My daily mug (pictured above) was a gift from my kids. It has the first lines of novels printed on, and it holds a lot of tea, of which I will have maybe eight cups every day this month: oolong or green tea or ‘honey chamomile’ in the afternoon and evening; in the morning, two mugs of PG Tips (did you know that “PG” stands for “Pre-Gestee,” because it was supposedly an aid to digestion? Nonsense, but it is delicious.)
The Japanese Zennist aesthete, art historian and curator Okakura Kakuzo was just fifteen when he became the disciple and assistant of Ernest Fenollosa, the famed American orientalist, collector and historian. The Book of Tea (1906) is Okakura’s passionate attempt to connect in friendship his two incommensurate worlds, East and West, and it makes ideal reading for the month of Tea. The leisurely progress of his insight, his sparkling, gentle turn of phrase in English, and his courtly ramblings between piercing insight and delicate pleasantry are all beguiling.
Also, Okakura is the best exponent of the values of humanities study I know, better even than Virginia Woolf, who is maybe my second favorite authority on this topic. Okakura is not an Enlightenment figure—we all know by now the Enlightenment is failed, alas!—but the jewel at the bottom of that Pandora’s box is preserved intact in the pages of his book.
Hark! a tiger roars,—the valley answers again. It is autumn; in the desert night, sharp like a sword gleams the moon upon the frosted grass. Now winter reigns, and through the snow-filled air swirl flocks of swans and rattling hailstones beat upon the boughs with fierce delight. […]
The heaven of modern humanity is indeed shattered in the Cyclopean struggle for wealth and power. The world is groping in the shadow of egotism and vulgarity… The East and West, like two dragons tossed in a sea of ferment, in vain strive to regain the jewel of life…

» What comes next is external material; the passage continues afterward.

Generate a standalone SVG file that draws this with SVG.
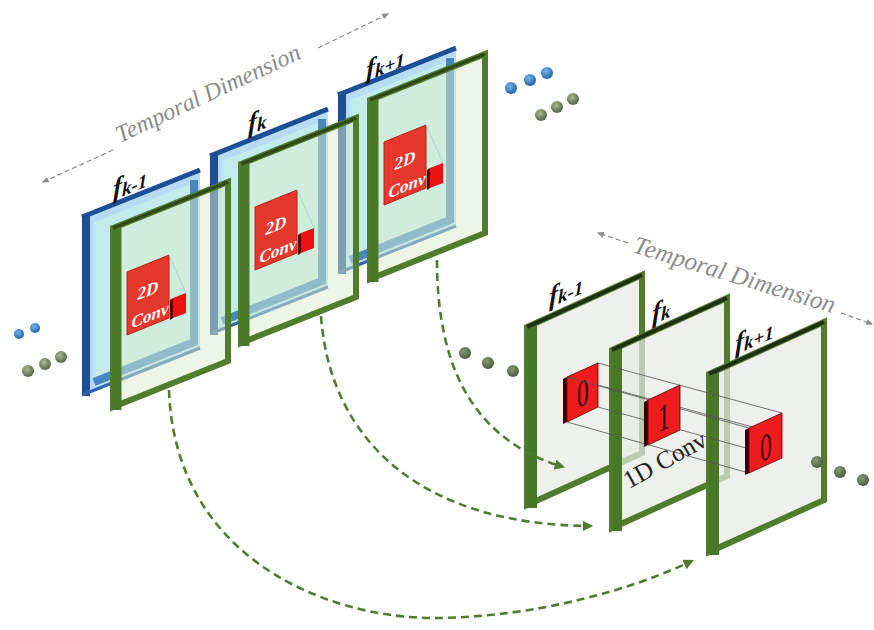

The afternoon is brightening the bamboos, the fountains are bubbling with delight, the soughing of the pines is heard in our kettle. Let us dream of evanescence, and linger in the beautiful foolishness of things.

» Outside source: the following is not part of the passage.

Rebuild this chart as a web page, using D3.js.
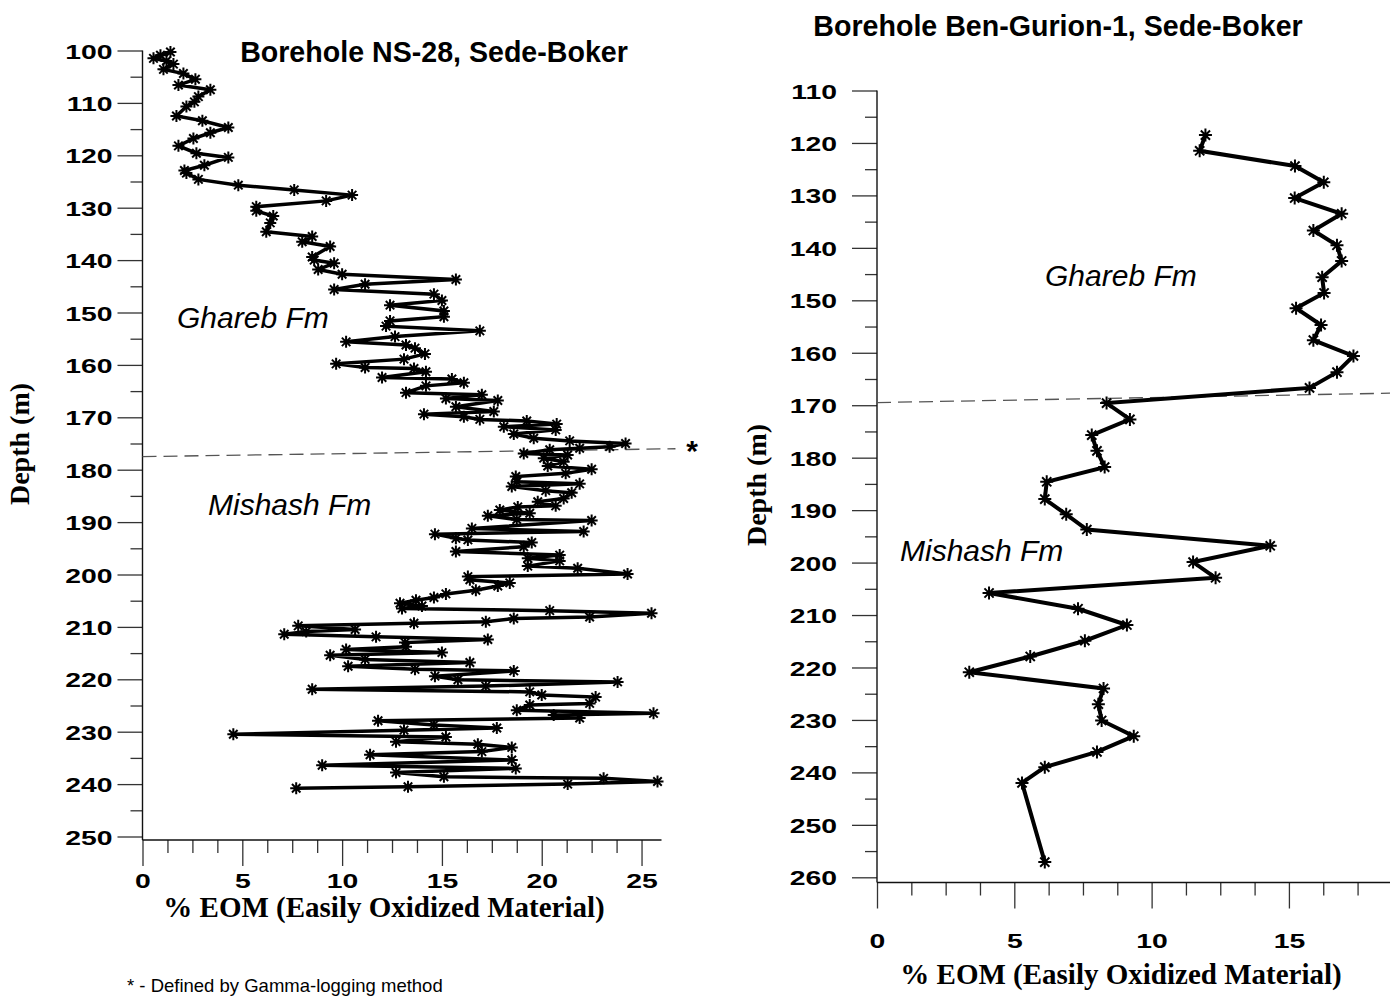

The best part of The Book of Tea is concerned with the Abode of the Imperfect, as illustrated by the tale of Rikiu, who was 16th-century Japan’s most famous tea-master.
Rikiu asks his son to clean the path to the tea-house in advance of a tea ceremony. And so his son cleans the path like three times, but Rikiu is not happy with the results. The son grows so exasperated and finally breaks down: Oh, my god, I cannot do this anymore! I have swept, and watered, and everything is ready, for pete’s sake?!

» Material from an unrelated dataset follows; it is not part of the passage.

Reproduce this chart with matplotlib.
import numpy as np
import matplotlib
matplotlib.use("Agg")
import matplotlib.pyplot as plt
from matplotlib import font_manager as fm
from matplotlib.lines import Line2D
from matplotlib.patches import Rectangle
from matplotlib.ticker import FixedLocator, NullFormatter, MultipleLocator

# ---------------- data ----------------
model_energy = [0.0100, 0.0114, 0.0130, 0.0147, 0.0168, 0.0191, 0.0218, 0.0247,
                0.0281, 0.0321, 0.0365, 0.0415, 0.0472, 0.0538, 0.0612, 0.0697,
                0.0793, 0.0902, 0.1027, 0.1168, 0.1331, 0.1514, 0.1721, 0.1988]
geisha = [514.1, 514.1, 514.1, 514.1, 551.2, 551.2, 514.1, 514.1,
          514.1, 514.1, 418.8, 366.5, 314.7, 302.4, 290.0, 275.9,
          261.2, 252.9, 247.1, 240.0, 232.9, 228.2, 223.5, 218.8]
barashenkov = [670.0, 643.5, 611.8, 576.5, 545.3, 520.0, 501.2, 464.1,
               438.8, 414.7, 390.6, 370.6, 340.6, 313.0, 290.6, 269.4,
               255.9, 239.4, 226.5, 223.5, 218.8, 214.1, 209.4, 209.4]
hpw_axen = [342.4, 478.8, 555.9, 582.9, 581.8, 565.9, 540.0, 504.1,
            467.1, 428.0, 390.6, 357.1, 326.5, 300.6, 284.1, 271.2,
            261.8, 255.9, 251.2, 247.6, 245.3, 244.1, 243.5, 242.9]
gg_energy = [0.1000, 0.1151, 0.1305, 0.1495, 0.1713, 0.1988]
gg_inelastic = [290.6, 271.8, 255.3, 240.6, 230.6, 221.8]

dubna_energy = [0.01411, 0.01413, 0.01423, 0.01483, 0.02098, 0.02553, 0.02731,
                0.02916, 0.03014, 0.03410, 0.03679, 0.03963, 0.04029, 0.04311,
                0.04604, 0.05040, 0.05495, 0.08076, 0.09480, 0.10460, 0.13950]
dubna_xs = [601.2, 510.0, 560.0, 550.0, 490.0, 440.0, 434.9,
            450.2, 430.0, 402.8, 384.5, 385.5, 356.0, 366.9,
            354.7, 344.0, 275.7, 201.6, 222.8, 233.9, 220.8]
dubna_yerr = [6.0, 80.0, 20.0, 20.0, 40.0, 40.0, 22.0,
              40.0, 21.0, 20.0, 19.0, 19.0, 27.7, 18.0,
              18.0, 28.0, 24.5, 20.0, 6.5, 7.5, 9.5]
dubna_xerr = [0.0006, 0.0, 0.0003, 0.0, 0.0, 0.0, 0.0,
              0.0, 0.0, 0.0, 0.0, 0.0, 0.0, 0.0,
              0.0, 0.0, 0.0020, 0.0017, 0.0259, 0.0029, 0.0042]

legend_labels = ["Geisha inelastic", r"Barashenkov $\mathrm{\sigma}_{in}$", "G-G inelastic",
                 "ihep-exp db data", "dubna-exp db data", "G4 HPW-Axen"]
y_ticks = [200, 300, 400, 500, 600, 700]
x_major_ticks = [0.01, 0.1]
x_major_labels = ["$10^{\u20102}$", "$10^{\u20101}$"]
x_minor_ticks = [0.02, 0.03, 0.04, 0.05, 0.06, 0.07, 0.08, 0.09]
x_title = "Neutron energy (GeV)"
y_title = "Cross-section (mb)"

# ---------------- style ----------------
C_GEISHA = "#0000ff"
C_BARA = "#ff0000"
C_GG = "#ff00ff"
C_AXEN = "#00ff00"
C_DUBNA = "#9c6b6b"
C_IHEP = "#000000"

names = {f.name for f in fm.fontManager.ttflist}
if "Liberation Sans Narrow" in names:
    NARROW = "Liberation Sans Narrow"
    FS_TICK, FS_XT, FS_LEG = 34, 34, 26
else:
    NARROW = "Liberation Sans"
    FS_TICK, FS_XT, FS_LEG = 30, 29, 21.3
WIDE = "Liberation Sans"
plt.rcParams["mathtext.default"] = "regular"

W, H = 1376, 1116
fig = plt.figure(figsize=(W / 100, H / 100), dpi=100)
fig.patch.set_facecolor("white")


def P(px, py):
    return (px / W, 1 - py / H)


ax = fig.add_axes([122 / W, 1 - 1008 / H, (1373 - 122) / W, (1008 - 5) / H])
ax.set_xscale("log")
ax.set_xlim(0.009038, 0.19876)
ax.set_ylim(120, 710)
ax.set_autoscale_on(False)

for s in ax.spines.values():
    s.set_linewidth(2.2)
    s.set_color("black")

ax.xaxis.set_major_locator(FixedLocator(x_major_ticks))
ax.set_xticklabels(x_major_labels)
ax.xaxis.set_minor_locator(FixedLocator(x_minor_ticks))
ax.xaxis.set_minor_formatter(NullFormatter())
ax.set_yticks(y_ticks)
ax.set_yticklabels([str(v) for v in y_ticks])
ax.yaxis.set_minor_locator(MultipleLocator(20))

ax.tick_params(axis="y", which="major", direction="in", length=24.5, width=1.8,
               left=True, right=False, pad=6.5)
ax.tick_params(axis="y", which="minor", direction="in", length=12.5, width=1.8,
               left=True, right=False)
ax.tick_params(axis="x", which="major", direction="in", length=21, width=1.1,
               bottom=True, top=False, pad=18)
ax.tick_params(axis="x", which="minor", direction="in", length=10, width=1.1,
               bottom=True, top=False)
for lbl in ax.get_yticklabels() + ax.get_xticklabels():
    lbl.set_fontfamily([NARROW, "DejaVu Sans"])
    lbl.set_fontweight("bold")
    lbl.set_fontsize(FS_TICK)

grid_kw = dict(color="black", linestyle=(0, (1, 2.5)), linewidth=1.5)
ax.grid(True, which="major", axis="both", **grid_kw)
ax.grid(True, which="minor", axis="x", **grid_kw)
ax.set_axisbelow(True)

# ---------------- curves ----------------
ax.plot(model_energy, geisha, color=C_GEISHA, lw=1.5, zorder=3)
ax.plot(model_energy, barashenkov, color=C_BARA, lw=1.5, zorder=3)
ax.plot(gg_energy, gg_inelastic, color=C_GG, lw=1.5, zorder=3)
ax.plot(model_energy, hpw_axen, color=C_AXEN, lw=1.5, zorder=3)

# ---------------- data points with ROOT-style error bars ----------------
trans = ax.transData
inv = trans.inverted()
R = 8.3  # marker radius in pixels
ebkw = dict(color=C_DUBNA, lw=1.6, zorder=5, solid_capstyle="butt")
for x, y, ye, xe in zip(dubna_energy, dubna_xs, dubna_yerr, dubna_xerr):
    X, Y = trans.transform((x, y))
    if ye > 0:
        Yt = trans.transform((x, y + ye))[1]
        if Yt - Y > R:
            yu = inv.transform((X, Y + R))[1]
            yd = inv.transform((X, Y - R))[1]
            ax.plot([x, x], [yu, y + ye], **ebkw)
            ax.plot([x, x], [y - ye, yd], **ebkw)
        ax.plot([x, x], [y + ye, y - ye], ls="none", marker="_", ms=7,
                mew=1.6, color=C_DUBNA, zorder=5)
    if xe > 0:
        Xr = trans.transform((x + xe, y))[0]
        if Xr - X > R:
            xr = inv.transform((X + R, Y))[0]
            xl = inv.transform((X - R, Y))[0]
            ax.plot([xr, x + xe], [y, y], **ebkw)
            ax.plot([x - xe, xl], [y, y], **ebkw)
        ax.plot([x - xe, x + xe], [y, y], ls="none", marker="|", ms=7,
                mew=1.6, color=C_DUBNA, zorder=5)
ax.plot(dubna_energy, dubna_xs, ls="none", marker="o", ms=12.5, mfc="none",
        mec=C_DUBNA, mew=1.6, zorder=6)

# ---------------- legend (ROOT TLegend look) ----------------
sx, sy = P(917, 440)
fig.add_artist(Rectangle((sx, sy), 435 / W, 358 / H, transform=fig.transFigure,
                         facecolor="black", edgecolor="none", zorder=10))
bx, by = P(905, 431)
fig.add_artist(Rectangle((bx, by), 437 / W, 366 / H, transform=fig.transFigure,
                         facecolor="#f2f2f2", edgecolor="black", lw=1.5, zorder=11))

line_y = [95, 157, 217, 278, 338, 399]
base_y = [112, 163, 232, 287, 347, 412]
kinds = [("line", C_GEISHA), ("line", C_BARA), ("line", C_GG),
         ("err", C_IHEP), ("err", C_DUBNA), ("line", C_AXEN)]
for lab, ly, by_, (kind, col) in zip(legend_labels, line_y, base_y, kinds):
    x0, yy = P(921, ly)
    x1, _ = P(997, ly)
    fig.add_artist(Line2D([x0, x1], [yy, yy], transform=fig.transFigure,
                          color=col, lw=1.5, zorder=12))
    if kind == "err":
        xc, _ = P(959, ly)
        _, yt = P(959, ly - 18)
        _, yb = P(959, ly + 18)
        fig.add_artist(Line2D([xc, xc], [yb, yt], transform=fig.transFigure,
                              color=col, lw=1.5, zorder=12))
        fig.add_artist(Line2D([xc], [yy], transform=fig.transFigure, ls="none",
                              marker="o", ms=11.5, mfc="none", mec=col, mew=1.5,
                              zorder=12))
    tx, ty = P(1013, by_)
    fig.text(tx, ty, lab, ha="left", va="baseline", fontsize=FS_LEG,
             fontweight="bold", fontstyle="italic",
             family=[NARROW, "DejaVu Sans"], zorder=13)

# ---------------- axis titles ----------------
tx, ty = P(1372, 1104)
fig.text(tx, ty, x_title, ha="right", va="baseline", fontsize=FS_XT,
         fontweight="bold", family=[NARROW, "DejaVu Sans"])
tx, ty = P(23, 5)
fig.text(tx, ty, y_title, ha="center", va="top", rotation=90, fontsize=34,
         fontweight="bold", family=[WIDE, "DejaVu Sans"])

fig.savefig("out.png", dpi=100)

Rikiu replies, That is not how you sweep a path! and, walking over to a nearby tree, shakes a few autumn leaves onto the path and says okay, NOW you’re done.
Ahaa! how infuriating a dad was this venerated sage!!
But it’s true that’s where we live, in the irrational, the irreconcilable, the not-quite. The overarching truth of that irreconcilability is the gravest one: we are alive and together right now, but it won’t last. An everyday devastation, like the catch in your chest when you hear an old Kinks song, composed of equal parts grief and an almost childlike exhilaration. Where is the science or logic that can express, explain or even address such things?—only art and literature can do this. (Also a good Sancerre, enjoyed in the company of a friend—maybe, as Okakura suggests, an hour in the teahouse, reached by the path slightly bestrewn with autumn leaves—maybe idly considering the first lines of novels on the steaming, scented mug.)
Here is an illustration of what this book kind of means to me.
The scientist seeks answers, while the humanist seeks meaning. The self-contradictory cannot exist in a logical proposition, but it’s real all the same. More than logic is therefore required. That’s why “the beautiful foolishness of things” is so comradely, so meaningful and delicately comic; an answer, where there had been supposed to be none.
So let us dream of evanescence, and linger in the beautiful foolishness of things; an exercise which, for many, may suddenly become much easier in two weeks’ time.